В те годы ходоки тучами летели в Петербург. Это было целое бытовое явление. Они шли к царю, освободившему народ, с надеждой, что он на их стороне, что он стоит за их правду. А от министерств и от сената они получают лишь формальные ответы: недостает документа, пропущен срок обжалования...
Народ шел к фантастическому царю, измечтанному им образу... А в распоряжении самодержавия оказался самый легкий и неголоволомный ответ: на все крестьянские дела распространено применение административного порядка. Глубокое разногласие между народными взглядами и формальным правом отдано в руки исправников и жандармов. Цари сами разрушали романтическую легенду самодержавия, созданную вековой работой народного воображения..." (В.Г. Короленко. История моего современника, 2 тт, т.2, Лг, 1976, сс. 28-29, 64-65)...

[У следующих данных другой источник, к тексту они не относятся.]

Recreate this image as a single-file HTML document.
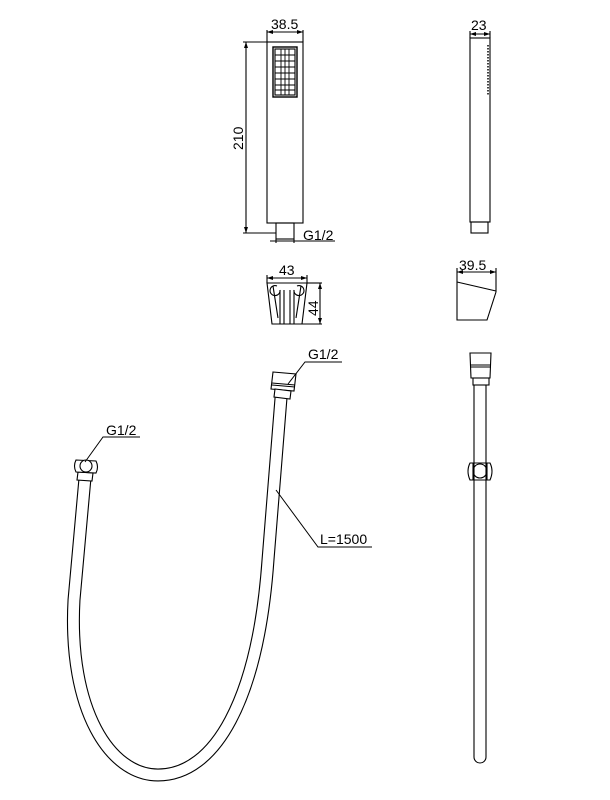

О том, как Первое марта пробуждало политическую мысль среди самой зеленой молодежи, можно судить по воспоминаниям Мартова:
"Рассказы об убийстве царя, о бомбах, подкопе, о "нигилистах", пойманных и повешенных, глубоко затронули детское воображение. Я вслушивался во все то, что взрослые говорили по поводу 1-го марта, и старался детским умишком осмыслить то, что мне удавалось схватить. И образы людей, убивших "доброго царя-освободителя", приобретали какие-то заманчиво-загадочные очертания. Особенно два из них. С благочестивым ужасом и полусочувственным любопытством и в господской половине квартиры, и на кухне говорили о женщине с бомбой, о Софье Перовской, которую новый царь не хотел помиловать, несмотря на то, что женщин не принято было вешать. Почему-то, рядом с ней, я запомнил Кибальчича, о котором говорили как о гениальном изобретателе, придумавшем "воздушный корабль". И в то время, как на кухне говорили еще о "дворянах"-цареубийцах, в гостиной я слышал о безумцах, мечтавших бомбами завоевать свободу.
В детской душе была сделана маленькая зарубка: под покровом новых впечатлений продолжала тлеть загадка необыкновенных, смелых людей, поднявших руку на самое высокое и святое во имя "свободы"" (Ю. О. Мартов. Записки социал-демократа. М, 2004, сс. 23 - 24).